Appellants were convicted of criminal trespass under 18 Pa.C.S. § 3503(a)(1),1 which provides:

“A person commits an offense if, knowing that he is not licensed or privileged to do so, he enters or gains entrance by subterfuge or surreptitiously remains in any building or unoccupied structure, or separately secured or occupied portion thereof.”

The trial evidence, even when we give the Commonwealth the benefit of all favorable facts and inferences as we must, establishes only that someone had entered the Heim residence and ransacked it during the 35-hour period before appellants were apprehended nearby. It is true that the behavior and answers of both appellants might provide grounds for strong suspicion2 that Marshall was the one who had ransacked the house, and Cowher was waiting in the car to help him get away. But the house could have been ransacked at any time during the day and a half before appellants were found outside, and there was no evidence, such as fingerprints inside the house or possession of proper*494ty which had been inside, which linked either appellant to any entry of the house at all.3

Clearly the evidence fell far short of supporting a finding beyond a reasonable doubt that there had been an actual entry by either appellant, and therefore neither conviction for criminal trespass can stand. The sufficiency of the evidence to show criminal conspiracy is a closer question, since an actual entry need not be shown. However, the fact that appellants had no apparent legitimate purpose in being near a house which someone had entered illegitimately within the previous day and a half would, in our view, be too conjectural a basis to support an inference beyond a reasonable doubt that there was an agreement between appellants to commit an unprivileged, unlicensed entry of the house. See Commonwealth v. Adams, 254 Pa.Super. 62, 385 A.2d 525 (1978).

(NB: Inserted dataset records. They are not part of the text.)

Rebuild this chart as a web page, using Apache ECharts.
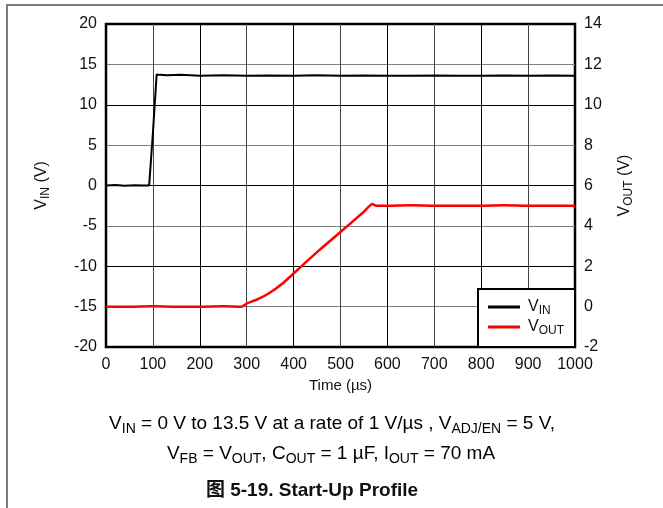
<!DOCTYPE html>
<html>
<head>
<meta charset="utf-8">
<script src="https://cdn.jsdelivr.net/npm/echarts@6/dist/echarts.min.js"></script>
<style>
  html, body { margin: 0; padding: 0; background: #fff; }
  #frame { position: absolute; left: 6px; top: 4px; width: 657px; height: 504px;
    border-top: 2px solid #7a7a7a; border-left: 2px solid #7a7a7a; box-sizing: border-box; }
  #main { position: absolute; left: 0; top: 0; width: 663px; height: 508px; }
</style>
</head>
<body>
<div id="frame"></div>
<div id="main"></div>
<script>
// V_IN trace (left axis, V) vs time (µs)
var vinTime = [0, 20, 40, 60, 80, 92, 100, 108, 115, 130, 160, 200, 250, 300, 350, 400, 450, 500, 550, 600, 650, 700, 750, 800, 850, 900, 950, 1000];
var vinVolt = [0, 0.05, -0.03, 0.02, 0, 0, 6.5, 13.75, 13.7, 13.65, 13.7, 13.6, 13.65, 13.6, 13.62, 13.6, 13.65, 13.6, 13.62, 13.6, 13.6, 13.62, 13.6, 13.6, 13.62, 13.6, 13.62, 13.6];

// V_OUT trace (right axis, V) vs time (µs)
var voutTime = [0, 50, 100, 150, 200, 250, 289, 300, 325, 350, 375, 400, 425, 450, 475, 500, 525, 550, 568, 576, 600, 650, 700, 750, 800, 850, 900, 950, 1000];
var voutVolt = [0, 0, 0.02, 0, 0, 0.02, 0, 0.15, 0.38, 0.7, 1.12, 1.64, 2.18, 2.7, 3.2, 3.7, 4.2, 4.7, 5.08, 5.0, 5.0, 5.02, 5.0, 5.0, 5.0, 5.02, 5.0, 5.0, 5.0];

var xTicks = { min: 0, max: 1000, step: 100 };
var leftTicks = { min: -20, max: 20, step: 5 };
var rightTicks = { min: -2, max: 14, step: 2 };

function zip(a, b) { return a.map(function (v, i) { return [v, b[i]]; }); }

var FONT = '"Liberation Sans", Arial, sans-serif';
var subRich = {
  a: { fontSize: 16, fontFamily: FONT, color: '#111', lineHeight: 20, verticalAlign: 'middle' },
  s: { fontSize: 12, fontFamily: FONT, color: '#111', lineHeight: 14, verticalAlign: 'bottom' }
};
var capRich = {
  n: { fontSize: 19, fontFamily: FONT, color: '#111', lineHeight: 24, verticalAlign: 'middle' },
  s: { fontSize: 14, fontFamily: FONT, color: '#111', lineHeight: 16, verticalAlign: 'bottom' }
};
var tickLabel = { fontSize: 16, fontFamily: FONT, color: '#111' };

var chart = echarts.init(document.getElementById('main'), null, { renderer: 'canvas' });
chart.setOption({
  animation: false,
  grid: { left: 106, right: 88, top: 24, bottom: 161, show: true, borderColor: '#000', borderWidth: 2.5, backgroundColor: 'transparent' },
  xAxis: {
    type: 'value', min: xTicks.min, max: xTicks.max, interval: xTicks.step,
    name: 'Time (µs)', nameLocation: 'middle', nameGap: 29,
    nameTextStyle: { fontSize: 15, fontFamily: FONT, color: '#111' },
    axisLine: { show: false }, axisTick: { show: false },
    axisLabel: Object.assign({ margin: 10, formatter: function (v) { return String(v); } }, tickLabel),
    splitLine: { show: true, lineStyle: { color: ['#000', '#444'], width: 1 } }
  },
  yAxis: [{
    type: 'value', position: 'left', min: leftTicks.min, max: leftTicks.max, interval: leftTicks.step,
    name: '{a|V}{s|IN}{a| (V)}', nameLocation: 'middle', nameGap: 54, nameRotate: 90,
    nameTextStyle: { rich: subRich },
    axisLine: { show: false }, axisTick: { show: false },
    axisLabel: Object.assign({ margin: 9 }, tickLabel),
    splitLine: { show: true, lineStyle: { color: ['#000', '#808080'], width: 1.2 } }
  }, {
    type: 'value', position: 'right', min: rightTicks.min, max: rightTicks.max, interval: rightTicks.step,
    name: '{a|V}{s|OUT}{a| (V)}', nameLocation: 'middle', nameGap: 40, nameRotate: 90,
    nameTextStyle: { rich: subRich },
    axisLine: { show: false }, axisTick: { show: false },
    axisLabel: Object.assign({ margin: 9 }, tickLabel),
    splitLine: { show: false }
  }],
  legend: {
    left: 478, top: 289, orient: 'vertical',
    backgroundColor: '#fff', borderColor: '#000', borderWidth: 2,
    padding: [10, 11, 10, 10], itemGap: 2, itemWidth: 32, itemHeight: 3, icon: 'rect',
    data: ['VIN', 'VOUT'],
    formatter: function (name) { return name === 'VIN' ? '{a|V}{s|IN}' : '{a|V}{s|OUT}'; },
    textStyle: { rich: subRich, padding: [0, 0, 0, 3] }
  },
  series: [{
    name: 'VIN', type: 'line', yAxisIndex: 0, data: zip(vinTime, vinVolt),
    showSymbol: false, symbol: 'none', lineStyle: { color: '#000', width: 2 }, itemStyle: { color: '#000' }
  }, {
    name: 'VOUT', type: 'line', yAxisIndex: 1, data: zip(voutTime, voutVolt), smooth: 0.2,
    showSymbol: false, symbol: 'none', lineStyle: { color: '#ff0000', width: 2.5 }, itemStyle: { color: '#ff0000' }
  }],
  graphic: [{
    type: 'text', x: 332, y: 424,
    style: { text: '{n|V}{s|IN}{n| = 0 V to 13.5 V at a rate of 1 V/µs , V}{s|ADJ/EN}{n| = 5 V,}', rich: capRich, align: 'center', verticalAlign: 'middle' }
  }, {
    type: 'text', x: 331, y: 454,
    style: { text: '{n|V}{s|FB}{n| = V}{s|OUT}{n|, C}{s|OUT}{n| = 1 µF, I}{s|OUT}{n| = 70 mA}', rich: capRich, align: 'center', verticalAlign: 'middle' }
  }, {
    type: 'text', x: 312, y: 491,
    style: { text: '图 5-19. Start-Up Profile', fontSize: 19, fontWeight: 'bold', fontFamily: '"Liberation Sans", Arial, "Noto Sans CJK SC", sans-serif', fill: '#111', align: 'center', verticalAlign: 'middle' }
  }]
});
</script>
</body>
</html>
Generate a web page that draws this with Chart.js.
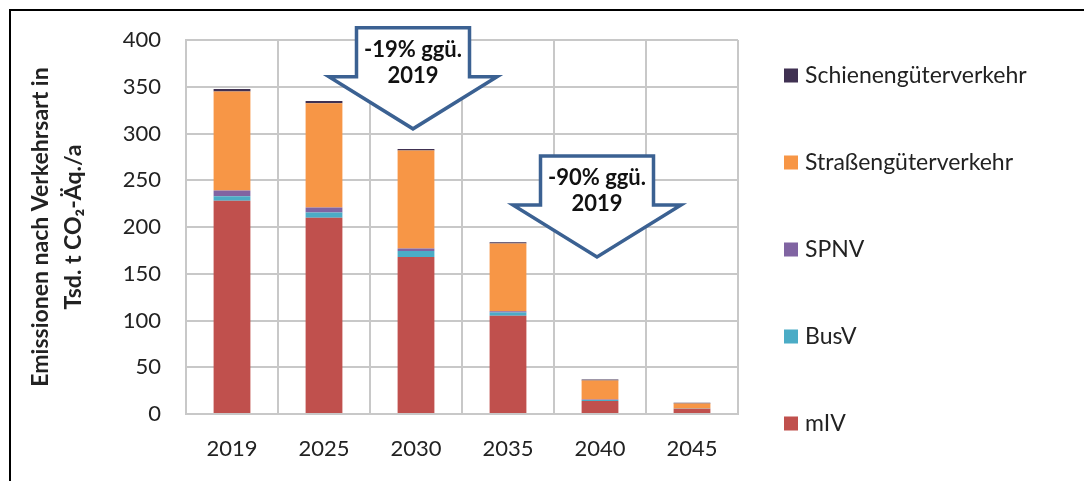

Judgments of sentence reversed, and appellants discharged.

. The amended version of 18 Pa.C.S. § 3503(a)(1) (Supp.1979-80), effective August 22, 1978, is inapplicable to the events in this case, which occurred more than a year earlier.

. While the crime may be established by circumstantial evidence, the proof must lead to more than mere suspicion and conjecture. Commonwealth v. Fields, 460 Pa. 316, 333 A.2d 745 (1975).

. Neither mere presence at the scene of a crime, nor flight, without more, is sufficient. Commonwealth v. Fields, supra; Commonwealth v. Keller, 249 Pa.Super. 384, 378 A.2d 347 (1977).